Provided material:

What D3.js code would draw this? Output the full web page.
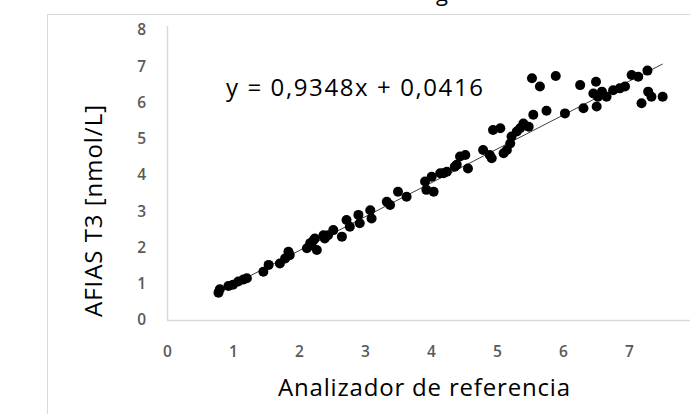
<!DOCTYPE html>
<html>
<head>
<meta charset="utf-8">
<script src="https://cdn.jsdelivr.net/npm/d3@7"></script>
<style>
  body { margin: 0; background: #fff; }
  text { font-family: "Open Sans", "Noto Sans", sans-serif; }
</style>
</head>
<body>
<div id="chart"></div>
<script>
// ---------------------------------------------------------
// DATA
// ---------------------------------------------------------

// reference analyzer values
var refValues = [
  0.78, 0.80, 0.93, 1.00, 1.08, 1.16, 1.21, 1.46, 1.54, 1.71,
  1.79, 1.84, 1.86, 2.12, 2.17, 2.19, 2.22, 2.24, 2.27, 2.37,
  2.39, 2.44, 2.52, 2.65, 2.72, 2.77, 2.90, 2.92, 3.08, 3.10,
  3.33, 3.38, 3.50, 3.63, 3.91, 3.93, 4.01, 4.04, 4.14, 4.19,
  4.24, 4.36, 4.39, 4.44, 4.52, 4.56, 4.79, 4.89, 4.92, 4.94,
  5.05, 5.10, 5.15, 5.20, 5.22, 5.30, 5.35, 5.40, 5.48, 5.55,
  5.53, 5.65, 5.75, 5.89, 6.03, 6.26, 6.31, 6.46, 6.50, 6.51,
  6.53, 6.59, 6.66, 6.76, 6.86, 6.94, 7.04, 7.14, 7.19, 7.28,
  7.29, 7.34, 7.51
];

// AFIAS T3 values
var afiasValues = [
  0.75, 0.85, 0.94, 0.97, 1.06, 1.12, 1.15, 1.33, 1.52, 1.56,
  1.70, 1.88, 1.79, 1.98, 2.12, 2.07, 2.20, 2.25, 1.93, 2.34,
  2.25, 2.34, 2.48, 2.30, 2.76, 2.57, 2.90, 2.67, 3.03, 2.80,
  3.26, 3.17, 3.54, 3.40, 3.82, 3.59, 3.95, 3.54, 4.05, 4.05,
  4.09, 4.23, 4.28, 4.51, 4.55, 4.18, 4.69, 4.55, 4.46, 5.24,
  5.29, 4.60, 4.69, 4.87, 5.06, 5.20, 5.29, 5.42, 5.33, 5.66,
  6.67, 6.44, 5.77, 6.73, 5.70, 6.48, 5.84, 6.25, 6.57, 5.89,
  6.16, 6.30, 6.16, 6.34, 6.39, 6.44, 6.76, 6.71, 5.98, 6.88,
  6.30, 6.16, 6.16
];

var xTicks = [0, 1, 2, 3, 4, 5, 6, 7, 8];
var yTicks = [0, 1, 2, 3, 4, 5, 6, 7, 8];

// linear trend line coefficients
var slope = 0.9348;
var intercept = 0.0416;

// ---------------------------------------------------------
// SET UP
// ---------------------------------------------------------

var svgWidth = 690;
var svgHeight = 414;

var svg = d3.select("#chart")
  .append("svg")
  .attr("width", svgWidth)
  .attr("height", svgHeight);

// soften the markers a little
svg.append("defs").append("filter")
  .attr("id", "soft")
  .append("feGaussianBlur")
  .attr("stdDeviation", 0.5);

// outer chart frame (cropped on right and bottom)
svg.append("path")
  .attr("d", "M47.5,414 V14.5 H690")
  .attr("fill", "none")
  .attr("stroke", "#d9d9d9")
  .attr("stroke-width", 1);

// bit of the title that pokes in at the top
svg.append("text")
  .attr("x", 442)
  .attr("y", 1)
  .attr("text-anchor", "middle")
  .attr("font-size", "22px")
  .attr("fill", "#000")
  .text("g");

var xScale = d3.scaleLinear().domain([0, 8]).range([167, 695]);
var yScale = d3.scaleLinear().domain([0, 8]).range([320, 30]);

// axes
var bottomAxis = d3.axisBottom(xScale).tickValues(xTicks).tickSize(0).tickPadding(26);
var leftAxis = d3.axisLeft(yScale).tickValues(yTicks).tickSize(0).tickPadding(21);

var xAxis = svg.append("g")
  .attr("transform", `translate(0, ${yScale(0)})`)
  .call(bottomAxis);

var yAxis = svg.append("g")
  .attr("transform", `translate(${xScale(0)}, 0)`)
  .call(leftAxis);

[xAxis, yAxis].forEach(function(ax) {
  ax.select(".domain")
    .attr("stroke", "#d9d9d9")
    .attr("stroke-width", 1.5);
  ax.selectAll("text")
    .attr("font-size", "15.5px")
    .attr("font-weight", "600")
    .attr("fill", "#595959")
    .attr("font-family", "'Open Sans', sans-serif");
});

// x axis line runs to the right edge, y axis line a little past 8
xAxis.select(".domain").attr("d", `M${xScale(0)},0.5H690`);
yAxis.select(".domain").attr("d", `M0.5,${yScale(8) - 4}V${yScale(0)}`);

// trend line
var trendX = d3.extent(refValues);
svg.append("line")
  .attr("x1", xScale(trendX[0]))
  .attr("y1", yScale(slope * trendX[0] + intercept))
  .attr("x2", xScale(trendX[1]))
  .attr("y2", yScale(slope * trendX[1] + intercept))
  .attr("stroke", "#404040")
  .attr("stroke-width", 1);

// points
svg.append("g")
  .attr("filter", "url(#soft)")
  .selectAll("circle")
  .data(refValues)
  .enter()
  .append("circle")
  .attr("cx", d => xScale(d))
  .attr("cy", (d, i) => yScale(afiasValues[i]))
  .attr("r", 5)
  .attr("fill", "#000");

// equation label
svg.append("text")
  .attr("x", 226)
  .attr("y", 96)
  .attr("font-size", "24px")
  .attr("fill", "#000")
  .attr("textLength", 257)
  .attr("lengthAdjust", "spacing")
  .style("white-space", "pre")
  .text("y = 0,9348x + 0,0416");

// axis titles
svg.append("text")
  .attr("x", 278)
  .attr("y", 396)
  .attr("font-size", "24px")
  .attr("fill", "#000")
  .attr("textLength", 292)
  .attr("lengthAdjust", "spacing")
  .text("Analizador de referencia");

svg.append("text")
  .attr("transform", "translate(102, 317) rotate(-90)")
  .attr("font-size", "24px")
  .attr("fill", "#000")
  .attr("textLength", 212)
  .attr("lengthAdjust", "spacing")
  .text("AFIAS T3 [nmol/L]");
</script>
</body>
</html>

Requirement: Copy all the lines of data exactly as they appear, dropping any images.

Task result:
What D3.js code would draw this? Output the full web page.
<!DOCTYPE html>
<html>
<head>
<meta charset="utf-8">
<script src="https://cdn.jsdelivr.net/npm/d3@7"></script>
<style>
  body { margin: 0; background: #fff; }
  text { font-family: "Open Sans", "Noto Sans", sans-serif; }
</style>
</head>
<body>
<div id="chart"></div>
<script>
// ---------------------------------------------------------
// DATA
// ---------------------------------------------------------

// reference analyzer values
var refValues = [
  0.78, 0.80, 0.93, 1.00, 1.08, 1.16, 1.21, 1.46, 1.54, 1.71,
  1.79, 1.84, 1.86, 2.12, 2.17, 2.19, 2.22, 2.24, 2.27, 2.37,
  2.39, 2.44, 2.52, 2.65, 2.72, 2.77, 2.90, 2.92, 3.08, 3.10,
  3.33, 3.38, 3.50, 3.63, 3.91, 3.93, 4.01, 4.04, 4.14, 4.19,
  4.24, 4.36, 4.39, 4.44, 4.52, 4.56, 4.79, 4.89, 4.92, 4.94,
  5.05, 5.10, 5.15, 5.20, 5.22, 5.30, 5.35, 5.40, 5.48, 5.55,
  5.53, 5.65, 5.75, 5.89, 6.03, 6.26, 6.31, 6.46, 6.50, 6.51,
  6.53, 6.59, 6.66, 6.76, 6.86, 6.94, 7.04, 7.14, 7.19, 7.28,
  7.29, 7.34, 7.51
];

// AFIAS T3 values
var afiasValues = [
  0.75, 0.85, 0.94, 0.97, 1.06, 1.12, 1.15, 1.33, 1.52, 1.56,
  1.70, 1.88, 1.79, 1.98, 2.12, 2.07, 2.20, 2.25, 1.93, 2.34,
  2.25, 2.34, 2.48, 2.30, 2.76, 2.57, 2.90, 2.67, 3.03, 2.80,
  3.26, 3.17, 3.54, 3.40, 3.82, 3.59, 3.95, 3.54, 4.05, 4.05,
  4.09, 4.23, 4.28, 4.51, 4.55, 4.18, 4.69, 4.55, 4.46, 5.24,
  5.29, 4.60, 4.69, 4.87, 5.06, 5.20, 5.29, 5.42, 5.33, 5.66,
  6.67, 6.44, 5.77, 6.73, 5.70, 6.48, 5.84, 6.25, 6.57, 5.89,
  6.16, 6.30, 6.16, 6.34, 6.39, 6.44, 6.76, 6.71, 5.98, 6.88,
  6.30, 6.16, 6.16
];

var xTicks = [0, 1, 2, 3, 4, 5, 6, 7, 8];
var yTicks = [0, 1, 2, 3, 4, 5, 6, 7, 8];

// linear trend line coefficients
var slope = 0.9348;
var intercept = 0.0416;

// ---------------------------------------------------------
// SET UP
// ---------------------------------------------------------

var svgWidth = 690;
var svgHeight = 414;

var svg = d3.select("#chart")
  .append("svg")
  .attr("width", svgWidth)
  .attr("height", svgHeight);

// soften the markers a little
svg.append("defs").append("filter")
  .attr("id", "soft")
  .append("feGaussianBlur")
  .attr("stdDeviation", 0.5);

// outer chart frame (cropped on right and bottom)
svg.append("path")
  .attr("d", "M47.5,414 V14.5 H690")
  .attr("fill", "none")
  .attr("stroke", "#d9d9d9")
  .attr("stroke-width", 1);

// bit of the title that pokes in at the top
svg.append("text")
  .attr("x", 442)
  .attr("y", 1)
  .attr("text-anchor", "middle")
  .attr("font-size", "22px")
  .attr("fill", "#000")
  .text("g");

var xScale = d3.scaleLinear().domain([0, 8]).range([167, 695]);
var yScale = d3.scaleLinear().domain([0, 8]).range([320, 30]);

// axes
var bottomAxis = d3.axisBottom(xScale).tickValues(xTicks).tickSize(0).tickPadding(26);
var leftAxis = d3.axisLeft(yScale).tickValues(yTicks).tickSize(0).tickPadding(21);

var xAxis = svg.append("g")
  .attr("transform", `translate(0, ${yScale(0)})`)
  .call(bottomAxis);

var yAxis = svg.append("g")
  .attr("transform", `translate(${xScale(0)}, 0)`)
  .call(leftAxis);

[xAxis, yAxis].forEach(function(ax) {
  ax.select(".domain")
    .attr("stroke", "#d9d9d9")
    .attr("stroke-width", 1.5);
  ax.selectAll("text")
    .attr("font-size", "15.5px")
    .attr("font-weight", "600")
    .attr("fill", "#595959")
    .attr("font-family", "'Open Sans', sans-serif");
});

// x axis line runs to the right edge, y axis line a little past 8
xAxis.select(".domain").attr("d", `M${xScale(0)},0.5H690`);
yAxis.select(".domain").attr("d", `M0.5,${yScale(8) - 4}V${yScale(0)}`);

// trend line
var trendX = d3.extent(refValues);
svg.append("line")
  .attr("x1", xScale(trendX[0]))
  .attr("y1", yScale(slope * trendX[0] + intercept))
  .attr("x2", xScale(trendX[1]))
  .attr("y2", yScale(slope * trendX[1] + intercept))
  .attr("stroke", "#404040")
  .attr("stroke-width", 1);

// points
svg.append("g")
  .attr("filter", "url(#soft)")
  .selectAll("circle")
  .data(refValues)
  .enter()
  .append("circle")
  .attr("cx", d => xScale(d))
  .attr("cy", (d, i) => yScale(afiasValues[i]))
  .attr("r", 5)
  .attr("fill", "#000");

// equation label
svg.append("text")
  .attr("x", 226)
  .attr("y", 96)
  .attr("font-size", "24px")
  .attr("fill", "#000")
  .attr("textLength", 257)
  .attr("lengthAdjust", "spacing")
  .style("white-space", "pre")
  .text("y = 0,9348x + 0,0416");

// axis titles
svg.append("text")
  .attr("x", 278)
  .attr("y", 396)
  .attr("font-size", "24px")
  .attr("fill", "#000")
  .attr("textLength", 292)
  .attr("lengthAdjust", "spacing")
  .text("Analizador de referencia");

svg.append("text")
  .attr("transform", "translate(102, 317) rotate(-90)")
  .attr("font-size", "24px")
  .attr("fill", "#000")
  .attr("textLength", 212)
  .attr("lengthAdjust", "spacing")
  .text("AFIAS T3 [nmol/L]");
</script>
</body>
</html>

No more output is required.